Schwartze Sign

Article Author:
Lukas Koenen
Article Editor:
Gunjan Gupta
Updated:
1/16/2019 10:26:37 AM
PubMed Link:
Schwartze Sign

Definition/Introduction

The Schwartze sign is named after the German otologist Hermann Schwartze (1837-1910) who in his day was the first otologic Professor in Germany. His work focussed on different otologic diseases one of which being the ankylosis of the stapes now known as otosclerosis, a name defined several years later by Adam Politzer. Modern literature credit Hermann Schwartze with the discovery of a characteristic coloration of the promontory related to otosclerosis, but it remains unclear whether he used the term himself.[1][2]

Other terms used are Flemingo's flush sign and Rising sun sign.[3]

The terms Schwartze and Schwartz are used interchangeably by different authors. To avoid any confusion, we will use the term Schwartze named after the discoverer.

Issues of Concern

Otosclerosis is a disease of the bony structures in the middle and inner ear, most prominent involving the stapes but also the promontory. This leads to characteristic conductive and/or sensorineural hearing loss. Differentiating between stapedial and inner ear involvement is crucial in determining the choice of treatment. Stapedectomy is therefore only an option in cases with fixation of the stapes, and there is no known treatment for symptom improvement in cochlear or sensorineural otosclerosis[4]

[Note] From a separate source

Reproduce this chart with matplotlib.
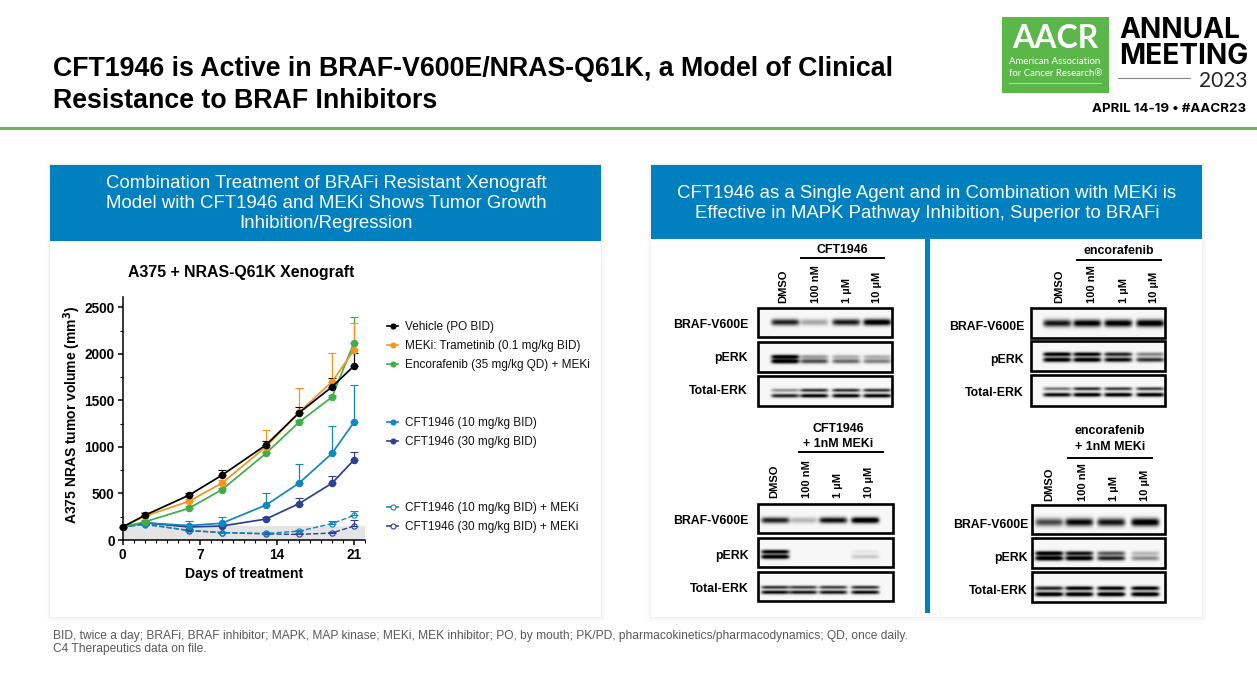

The Schwartze sign is a characteristic reddish discoloration of the promontory seen during an otoscopic examination. This discoloration results from the increased blood flow to the promontory due to the characteristic otosclerotic lesion. Observation of the phenomenon occurs in up to 10% of patients with otosclerosis.[1]

Patients with a positive Schwartze sign may be more likely to have sensorineural (cochlear) otosclerosis.[5][6]

Clinical Significance

The finding of a reddish discoloration in a patient with hearing loss may suggest otosclerosis especially of the sensorineural (cochlear), but there have been no studies about the sensitivity and the specificity of the symptom. A reddish discoloration of outer and middle ear structures, mimicking the Schwartze sign, may result from a variety of different otologic diseases. Some authors, therefore, question the clinical significance of the finding and advocate not to use it in clinical decision making.[4]